Fine. That’s all well and good, maybe that’s the way that Evolution is meant to be played. Perhaps, I’m just not very good at the game. But, by the 6th or 7th game, I’m starting to feel like there is only a handful of viable strategies in a seemingly complex game. There seems to be a massive advantage to playing at least one “Carnivore,” as there aren’t many effective ways to completely defend yourself from such attacks, and they require the other player to waste trait slots on their animals without much added benefit. It’s unlikely you ever find yourself in a situation where your potential prey are all perfectly defended.
Also by this point, I’ve crashed to desktop twice. Even when entering my username after the tutorial, the game completely seizes up. For what seems to be a fairly straightforward port, Evolution is disproportionately plagued by bugs. It’s not just my experience either. Sifting through other reviews reveals this to be a fairly common occurrence. I’m not sure what’s causing the problem here. The port is fairly simple. The UI even seems downright utilitarian—reminiscent of games that come preinstalled on computers of days gone by like Minesweeper or Full Tilt! Pinball.

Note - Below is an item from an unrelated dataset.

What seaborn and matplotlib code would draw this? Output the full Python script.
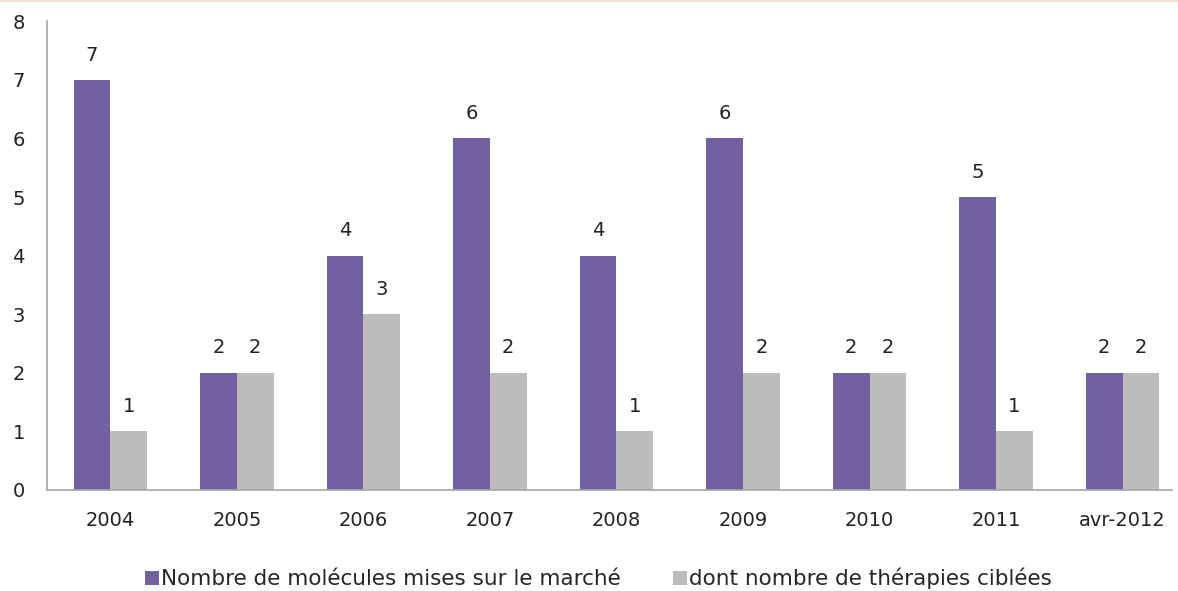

For me, by the time I encounter my third bug, my time in Evolution has come to an end. With my interest already waning, these glitches are the final nail in the coffin. To be fair, I can imagine there are plenty of people out there who might love this game, but I can’t recommend it over the other quality board game ports that are available. Once the small issues are ironed out, Evolution could fill-in a niche spot for board game fanatics, but as it is even diehard fans would be hard pressed to ignore the problems.